MISTAKE 2: The cloud is just an on-prem datacenter
The cloud is a nice greenfield situation and promises a digital transformation unburdened by legacy systems. The services and machines in the cloud are new and riddled with extra bells and whistles. No more dull monolithic architecture, but with opportunities of microservice architecture. Gradually it is understood that the cloud entails a bit more that this. For example, how are the responsibilities reallocated among the staff, can the company switch to a scrum culture, how cloudsavvy are the architects and technicians? On that last point, I’ve seen an architect propose to have every application have its own database instance.
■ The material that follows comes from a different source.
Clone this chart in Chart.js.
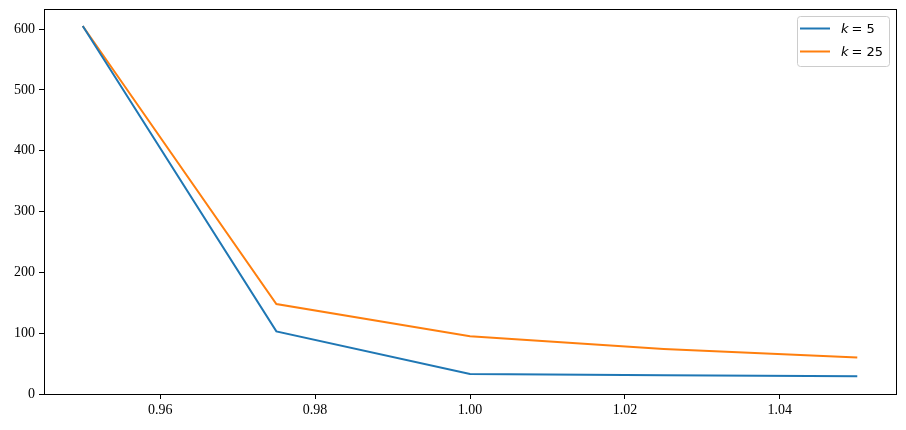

Such a lack of understanding of the revenuemodel of a provider will make your design of the databaselandscape fall apart.
Lesson: A cloud transformation without a company transformation in terms of organisation, processes, methods, IT architecture and corporate culture is a ‘datacenter in the cloud’: new hat, same cowboy.
MISTAKE 3: The cloud fixes a bad IT department
Some situations are too sensitive to be discussed openly, so the next mistake I understood from people in whisper-mode: The quality of the own IT department doesn’t suffice and the brave new cloud will lead us to a better IT department. The changes are all good: On-premise datacenters are unnecessary, some jobs such as database engineers are not needed anymore, no more patch policies or outages. The cloud works as an automagical beautifier.
In short, managers who were unable to create a satisfactory IT department now have an opportunity to save the day with a cloudmigration. They can bring in a consultancy company to migrate to the new promised lands and climb the learning curve together before the budget runs out. The IT department used to be a trainwreck, but due to this controlled explosion called ‘Cloudmigration’ something beautiful will grow from the resulting wastelands. I leave it to your imagination what could go wrong here.
These are the top 3 mistakes I have seen in the field. Surely there are more nuanced issues, such as how cheap and safe the cloud really is, but that is subject I would like to discuss in a different post.